Here is a sample pipeline:

public static void main(final String[] args) {
    final Pipeline pipeline = Pipeline.create(PipelineOptionsFactory.fromArgs(args).create());

    pipeline.apply("ReadCSV", TextIO.read().from("./people.txt"))
            .apply("MapToPerson", ParDo.of(new DoFn<String, Person>() {
                @ProcessElement
                public void onElement(
                      @Element final String file,
                      final OutputReceiver<Person> emitter) {
                    final String[] parts = file.split(";");
                    emitter.output(new Person(parts[0], parts[1], Integer.parseInt(parts[2])));
                }
            }))
            .apply("MapToJson", ParDo.of(new DoFn<Person, String>() {
                private transient Jsonb jsonb;

                @ProcessElement
                public void onElement(
                      @Element final Person person,
                      final OutputReceiver<String> emitter) {
                    if (jsonb == null) {
                        jsonb = JsonbBuilder.create();
                    }
                    emitter.output(jsonb.toJson(person));
                }

                @Teardown
                public void onTearDown() {
                    if (jsonb != null) {
                        try {
                            jsonb.close();
                        } catch (final Exception e) {
                            throw new IllegalStateException(e);
                        }
                    }
                }
            }))
            .apply("WriteToJson", TextIO.write().to("./target/output.json"));

    pipeline.run().waitUntilFinish();
}

This simple pipeline will read from a file its lines, then a mapper will convert it to a Person, then another mapper will convert it to JSON, and finally will write the output back to another file. Note that the output will not be target/output.json but a set of file matching this pattern (like output.json-[0-9]+-of-[0-9]+) to support concurrent bundles which is one of the basis of the Big Data pattern.

This pipeline by itself is not very accurate since it can be simplified but it shows quite simply the issue Beam has: to chain transformations (each apply()), you need to ensure each step match in term of type.

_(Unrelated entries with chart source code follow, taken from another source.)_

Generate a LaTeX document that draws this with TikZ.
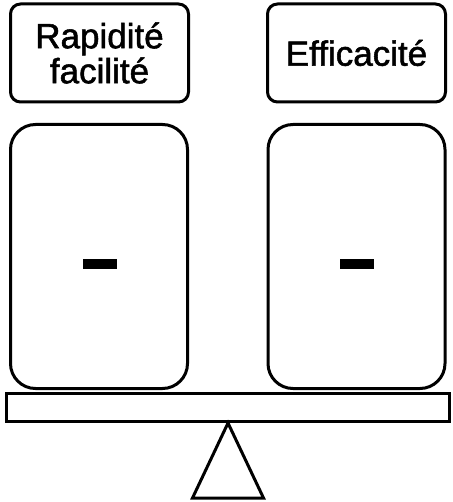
\documentclass[tikz,border=0pt]{standalone}
\usepackage{fontspec}
\setmainfont{Liberation Sans}
\newfontfamily\labelfont[FakeBold=1.5]{Liberation Sans}
\usetikzlibrary{shapes,calc}

\begin{document}
\begin{tikzpicture}[x=1pt,y=-1pt,line width=3pt,
  labelstyle/.style={rectangle,draw,fill=white,rounded corners=10pt,minimum width=178pt,minimum height=98pt,align=center,inner sep=0pt,font=\labelfont\fontsize{35}{35}\selectfont},
  panstyle/.style={rectangle,draw,fill=white,rounded corners=25pt,minimum width=177pt,minimum height=264pt,inner sep=0pt},
  minusstyle/.style={rectangle,fill=black,minimum width=34pt,minimum height=10pt,inner sep=0pt}]
  \useasboundingbox (0,0) rectangle (452,502);

  % labels on top
  \node [labelstyle] (rapid) at (99.5, 53) {Rapidité\\facilité};
  \node [labelstyle] (effic) at (356.5, 53) {Efficacité};

  % the two pans
  \node [panstyle] (panL) at (99, 256.5) {};
  \node [panstyle] (panR) at (356.5, 256.5) {};
  \node [minusstyle] (minusL) at (100, 264) {};
  \node [minusstyle] (minusR) at (357, 264) {};

  % beam and pivot
  \node [rectangle,draw,minimum width=443pt,minimum height=28pt,inner sep=0pt] (beam) at (228, 407.5) {};
  \draw [line join=miter] (beam.south) -- ++(-35.5, 75) -- ++(71, 0) -- cycle;

\end{tikzpicture}
\end{document}
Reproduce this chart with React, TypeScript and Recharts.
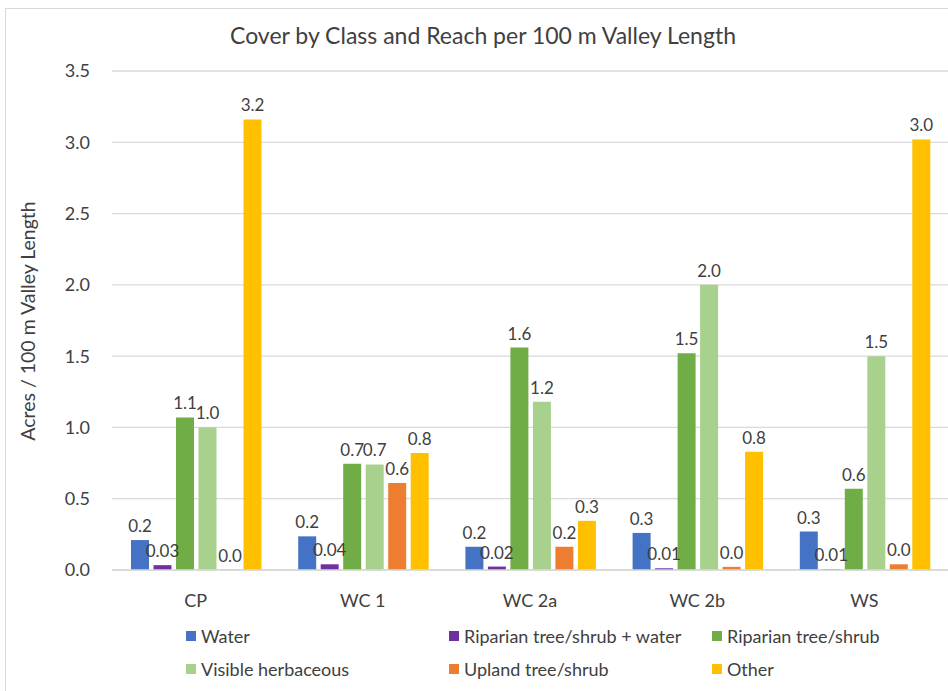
import { BarChart, Bar, XAxis, YAxis, CartesianGrid, LabelList } from 'recharts'

const categories = ['CP', 'WC 1', 'WC 2a', 'WC 2b', 'WS']
const water = [0.21, 0.236, 0.163, 0.26, 0.27]
const riparianWater = [0.034, 0.04, 0.024, 0.012, 0.005]
const riparian = [1.07, 0.745, 1.56, 1.52, 0.57]
const herbaceous = [1.0, 0.74, 1.18, 2.0, 1.5]
const upland = [0.003, 0.61, 0.163, 0.022, 0.04]
const other = [3.16, 0.82, 0.345, 0.83, 3.02]
const yTicks = [0, 0.5, 1, 1.5, 2, 2.5, 3, 3.5]

const series = [
  { key: 'water', name: 'Water', values: water, color: '#4472C4', digits: 1 },
  { key: 'ripWater', name: 'Riparian tree/shrub + water', values: riparianWater, color: '#7030A0', digits: 2 },
  { key: 'riparian', name: 'Riparian tree/shrub', values: riparian, color: '#70AD47', digits: 1 },
  { key: 'herb', name: 'Visible herbaceous', values: herbaceous, color: '#A9D18E', digits: 1 },
  { key: 'upland', name: 'Upland tree/shrub', values: upland, color: '#ED7D31', digits: 1 },
  { key: 'other', name: 'Other', values: other, color: '#FFC000', digits: 1 },
]

const chartData = categories.map((cat, i) => {
  const row: Record<string, string | number> = { cat }
  series.forEach((s) => {
    row[s.key] = s.values[i]
  })
  return row
})

const FONT = 'Lato, "Open Sans", sans-serif'
const TEXT = '#404040'

export default function App() {
  return (
    <div style={{ position: 'relative', width: 948, height: 691, overflow: 'hidden', background: '#fff', fontFamily: FONT }}>
      <style>{'body{margin:0}'}</style>
      <div
        style={{
          position: 'absolute',
          left: 5,
          top: 8,
          width: 960,
          height: 700,
          borderLeft: '1.5px solid #d9d9d9',
          borderTop: '1.5px solid #d9d9d9',
        }}
      />
      <div
        style={{
          position: 'absolute',
          left: 0,
          width: 966,
          top: 21,
          textAlign: 'center',
          fontSize: 23,
          color: TEXT,
        }}
      >
        Cover by Class and Reach per 100 m Valley Length
      </div>
      <div
        style={{
          position: 'absolute',
          left: 27,
          top: 321,
          transform: 'translate(-50%, -50%) rotate(-90deg)',
          whiteSpace: 'nowrap',
          fontSize: 19.5,
          color: TEXT,
        }}
      >
        Acres / 100 m Valley Length
      </div>
      <div style={{ position: 'absolute', left: 0, top: 0 }}>
        <BarChart
          width={948}
          height={691}
          data={chartData}
          margin={{ top: 71, right: 0, left: 0, bottom: 91 }}
          barCategoryGap={19}
          barGap={4.5}
        >
          <CartesianGrid vertical={false} stroke="#d9d9d9" strokeWidth={1.3} />
          <XAxis
            dataKey="cat"
            axisLine={{ stroke: '#d9d9d9', strokeWidth: 1.3 }}
            tickLine={false}
            tickMargin={18}
            tick={{ fontSize: 18, fill: TEXT, fontFamily: FONT }}
          />
          <YAxis
            domain={[0, 3.5]}
            ticks={yTicks}
            width={112}
            axisLine={false}
            tickLine={false}
            tickMargin={16}
            tickFormatter={(v: number) => v.toFixed(1)}
            tick={{ fontSize: 18, fill: TEXT, fontFamily: FONT }}
          />
          {series.map((s) => (
            <Bar key={s.key} dataKey={s.key} name={s.name} fill={s.color} isAnimationActive={false}>
              <LabelList
                dataKey={s.key}
                position="top"
                offset={8}
                formatter={(v: unknown) => Number(v).toFixed(s.digits)}
                style={{ fontSize: 17, fill: TEXT, fontFamily: FONT }}
              />
            </Bar>
          ))}
        </BarChart>
      </div>
      <div
        style={{
          position: 'absolute',
          left: 186,
          top: 624,
          display: 'grid',
          gridTemplateColumns: '263px 263px 263px',
          rowGap: 9,
          fontSize: 18,
          color: TEXT,
        }}
      >
        {series.map((s) => (
          <div key={s.key} style={{ display: 'flex', alignItems: 'center', height: 24 }}>
            <span style={{ width: 10, height: 10, background: s.color, marginRight: 5, display: 'inline-block' }} />
            <span>{s.name}</span>
          </div>
        ))}
      </div>
    </div>
  )
}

The TextIO issue a String so we need a mapper to create a Person which is the type the Json step takes as input and the output TextIO takes a String too so we need to ensure out Json output is a String (whereas for a Json transform a JsonObject would be way more natural).

Said otherwise: it implies a lot of verbosity to do pretty much nothing. It can not look as a big concern and it is true if you just have one Big Data pipeline in your company. However when you start using Big Data for a lot of jobs and therefore create a lot of pipelines, you will very quickly want to industrialize your code and create a library you can share for common steps. It is exactly the same kind of solution than the old one we know very well in the "standalone" batch area where you have libraries of steps you can just compose to create a new batch just assembling bricks.

This philosophy requires to ensure each step is interoperable with each potential connection. In other words, you need a single type for records and drop the strong typing previous pipeline had otherwise you will keep writing these conversion steps which are more code to write, test and maintain but no added value in terms of business or feature at the end of the day.

How Apache Beam hit the generic record need

One of the tracks of Apache Beam is the Big Data SQL. High level it allows to use a SQL like language, adapted to Beam data model (PCollections typically), to select the data and process them without having to code the transforms.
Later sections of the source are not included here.